THE PROBLEM.
Write out the material again word for word, dropping any images it holds.

-----

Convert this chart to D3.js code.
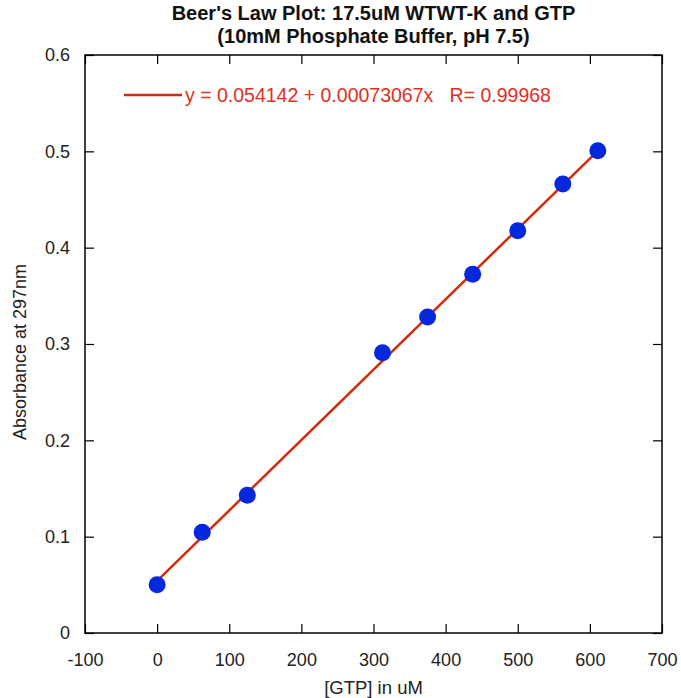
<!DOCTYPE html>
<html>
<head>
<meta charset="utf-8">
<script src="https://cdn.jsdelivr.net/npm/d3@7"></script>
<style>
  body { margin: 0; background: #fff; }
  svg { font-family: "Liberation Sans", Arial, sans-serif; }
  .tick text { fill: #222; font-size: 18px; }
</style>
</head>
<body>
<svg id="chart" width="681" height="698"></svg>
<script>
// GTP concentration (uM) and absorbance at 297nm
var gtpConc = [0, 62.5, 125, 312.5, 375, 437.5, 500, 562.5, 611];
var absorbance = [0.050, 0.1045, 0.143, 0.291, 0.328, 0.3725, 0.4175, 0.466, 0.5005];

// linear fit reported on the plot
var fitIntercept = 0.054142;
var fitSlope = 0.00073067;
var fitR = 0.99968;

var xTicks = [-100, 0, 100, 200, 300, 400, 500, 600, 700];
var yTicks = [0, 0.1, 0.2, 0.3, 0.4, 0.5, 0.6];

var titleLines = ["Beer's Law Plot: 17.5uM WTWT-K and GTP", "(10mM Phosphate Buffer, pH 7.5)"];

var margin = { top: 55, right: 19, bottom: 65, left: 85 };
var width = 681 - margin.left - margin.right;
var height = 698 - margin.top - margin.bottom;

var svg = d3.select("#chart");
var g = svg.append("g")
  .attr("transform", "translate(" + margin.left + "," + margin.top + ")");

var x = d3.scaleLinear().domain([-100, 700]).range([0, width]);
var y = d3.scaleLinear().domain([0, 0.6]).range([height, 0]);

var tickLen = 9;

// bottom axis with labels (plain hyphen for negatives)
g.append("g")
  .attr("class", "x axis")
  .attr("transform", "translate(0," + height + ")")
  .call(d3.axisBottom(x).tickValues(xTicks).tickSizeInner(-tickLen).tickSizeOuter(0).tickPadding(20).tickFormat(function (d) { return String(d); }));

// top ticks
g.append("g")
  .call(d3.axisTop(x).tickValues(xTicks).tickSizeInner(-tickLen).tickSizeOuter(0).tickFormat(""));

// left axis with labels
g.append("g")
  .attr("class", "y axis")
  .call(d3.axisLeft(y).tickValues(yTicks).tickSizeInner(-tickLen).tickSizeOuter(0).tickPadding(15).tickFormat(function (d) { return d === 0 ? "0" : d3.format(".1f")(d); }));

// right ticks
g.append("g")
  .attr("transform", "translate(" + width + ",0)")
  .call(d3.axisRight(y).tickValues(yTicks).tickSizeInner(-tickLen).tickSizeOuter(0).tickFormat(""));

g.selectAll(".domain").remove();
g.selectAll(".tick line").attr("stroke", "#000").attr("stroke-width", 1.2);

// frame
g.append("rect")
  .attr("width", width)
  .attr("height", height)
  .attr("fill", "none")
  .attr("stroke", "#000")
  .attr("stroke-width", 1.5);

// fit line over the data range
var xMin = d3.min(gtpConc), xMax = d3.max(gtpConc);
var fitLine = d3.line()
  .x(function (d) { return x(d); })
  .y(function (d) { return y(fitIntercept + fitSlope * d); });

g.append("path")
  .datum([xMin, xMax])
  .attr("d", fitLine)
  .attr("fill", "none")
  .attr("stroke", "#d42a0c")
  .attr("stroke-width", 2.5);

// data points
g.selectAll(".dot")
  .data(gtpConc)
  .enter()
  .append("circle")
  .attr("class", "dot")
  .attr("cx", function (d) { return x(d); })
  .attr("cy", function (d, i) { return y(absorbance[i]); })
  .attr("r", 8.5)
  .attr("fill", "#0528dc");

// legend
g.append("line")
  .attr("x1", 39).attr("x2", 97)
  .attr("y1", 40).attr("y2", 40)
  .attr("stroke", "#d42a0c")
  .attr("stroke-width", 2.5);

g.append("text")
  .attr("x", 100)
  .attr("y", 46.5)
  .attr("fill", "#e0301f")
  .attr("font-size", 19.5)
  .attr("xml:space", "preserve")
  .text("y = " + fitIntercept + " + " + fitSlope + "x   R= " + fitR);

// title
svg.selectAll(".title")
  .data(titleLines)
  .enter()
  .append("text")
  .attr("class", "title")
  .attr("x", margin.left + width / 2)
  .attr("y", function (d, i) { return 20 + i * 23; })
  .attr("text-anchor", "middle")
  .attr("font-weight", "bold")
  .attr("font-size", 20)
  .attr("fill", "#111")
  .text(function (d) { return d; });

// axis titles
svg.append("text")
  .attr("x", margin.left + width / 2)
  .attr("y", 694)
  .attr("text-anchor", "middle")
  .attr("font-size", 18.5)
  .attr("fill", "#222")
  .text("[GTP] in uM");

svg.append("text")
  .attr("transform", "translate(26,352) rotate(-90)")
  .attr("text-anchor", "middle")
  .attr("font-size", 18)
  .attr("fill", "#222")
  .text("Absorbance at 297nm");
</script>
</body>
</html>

-----

RESPONSE.
Convert this chart to D3.js code.
<!DOCTYPE html>
<html>
<head>
<meta charset="utf-8">
<script src="https://cdn.jsdelivr.net/npm/d3@7"></script>
<style>
  body { margin: 0; background: #fff; }
  svg { font-family: "Liberation Sans", Arial, sans-serif; }
  .tick text { fill: #222; font-size: 18px; }
</style>
</head>
<body>
<svg id="chart" width="681" height="698"></svg>
<script>
// GTP concentration (uM) and absorbance at 297nm
var gtpConc = [0, 62.5, 125, 312.5, 375, 437.5, 500, 562.5, 611];
var absorbance = [0.050, 0.1045, 0.143, 0.291, 0.328, 0.3725, 0.4175, 0.466, 0.5005];

// linear fit reported on the plot
var fitIntercept = 0.054142;
var fitSlope = 0.00073067;
var fitR = 0.99968;

var xTicks = [-100, 0, 100, 200, 300, 400, 500, 600, 700];
var yTicks = [0, 0.1, 0.2, 0.3, 0.4, 0.5, 0.6];

var titleLines = ["Beer's Law Plot: 17.5uM WTWT-K and GTP", "(10mM Phosphate Buffer, pH 7.5)"];

var margin = { top: 55, right: 19, bottom: 65, left: 85 };
var width = 681 - margin.left - margin.right;
var height = 698 - margin.top - margin.bottom;

var svg = d3.select("#chart");
var g = svg.append("g")
  .attr("transform", "translate(" + margin.left + "," + margin.top + ")");

var x = d3.scaleLinear().domain([-100, 700]).range([0, width]);
var y = d3.scaleLinear().domain([0, 0.6]).range([height, 0]);

var tickLen = 9;

// bottom axis with labels (plain hyphen for negatives)
g.append("g")
  .attr("class", "x axis")
  .attr("transform", "translate(0," + height + ")")
  .call(d3.axisBottom(x).tickValues(xTicks).tickSizeInner(-tickLen).tickSizeOuter(0).tickPadding(20).tickFormat(function (d) { return String(d); }));

// top ticks
g.append("g")
  .call(d3.axisTop(x).tickValues(xTicks).tickSizeInner(-tickLen).tickSizeOuter(0).tickFormat(""));

// left axis with labels
g.append("g")
  .attr("class", "y axis")
  .call(d3.axisLeft(y).tickValues(yTicks).tickSizeInner(-tickLen).tickSizeOuter(0).tickPadding(15).tickFormat(function (d) { return d === 0 ? "0" : d3.format(".1f")(d); }));

// right ticks
g.append("g")
  .attr("transform", "translate(" + width + ",0)")
  .call(d3.axisRight(y).tickValues(yTicks).tickSizeInner(-tickLen).tickSizeOuter(0).tickFormat(""));

g.selectAll(".domain").remove();
g.selectAll(".tick line").attr("stroke", "#000").attr("stroke-width", 1.2);

// frame
g.append("rect")
  .attr("width", width)
  .attr("height", height)
  .attr("fill", "none")
  .attr("stroke", "#000")
  .attr("stroke-width", 1.5);

// fit line over the data range
var xMin = d3.min(gtpConc), xMax = d3.max(gtpConc);
var fitLine = d3.line()
  .x(function (d) { return x(d); })
  .y(function (d) { return y(fitIntercept + fitSlope * d); });

g.append("path")
  .datum([xMin, xMax])
  .attr("d", fitLine)
  .attr("fill", "none")
  .attr("stroke", "#d42a0c")
  .attr("stroke-width", 2.5);

// data points
g.selectAll(".dot")
  .data(gtpConc)
  .enter()
  .append("circle")
  .attr("class", "dot")
  .attr("cx", function (d) { return x(d); })
  .attr("cy", function (d, i) { return y(absorbance[i]); })
  .attr("r", 8.5)
  .attr("fill", "#0528dc");

// legend
g.append("line")
  .attr("x1", 39).attr("x2", 97)
  .attr("y1", 40).attr("y2", 40)
  .attr("stroke", "#d42a0c")
  .attr("stroke-width", 2.5);

g.append("text")
  .attr("x", 100)
  .attr("y", 46.5)
  .attr("fill", "#e0301f")
  .attr("font-size", 19.5)
  .attr("xml:space", "preserve")
  .text("y = " + fitIntercept + " + " + fitSlope + "x   R= " + fitR);

// title
svg.selectAll(".title")
  .data(titleLines)
  .enter()
  .append("text")
  .attr("class", "title")
  .attr("x", margin.left + width / 2)
  .attr("y", function (d, i) { return 20 + i * 23; })
  .attr("text-anchor", "middle")
  .attr("font-weight", "bold")
  .attr("font-size", 20)
  .attr("fill", "#111")
  .text(function (d) { return d; });

// axis titles
svg.append("text")
  .attr("x", margin.left + width / 2)
  .attr("y", 694)
  .attr("text-anchor", "middle")
  .attr("font-size", 18.5)
  .attr("fill", "#222")
  .text("[GTP] in uM");

svg.append("text")
  .attr("transform", "translate(26,352) rotate(-90)")
  .attr("text-anchor", "middle")
  .attr("font-size", 18)
  .attr("fill", "#222")
  .text("Absorbance at 297nm");
</script>
</body>
</html>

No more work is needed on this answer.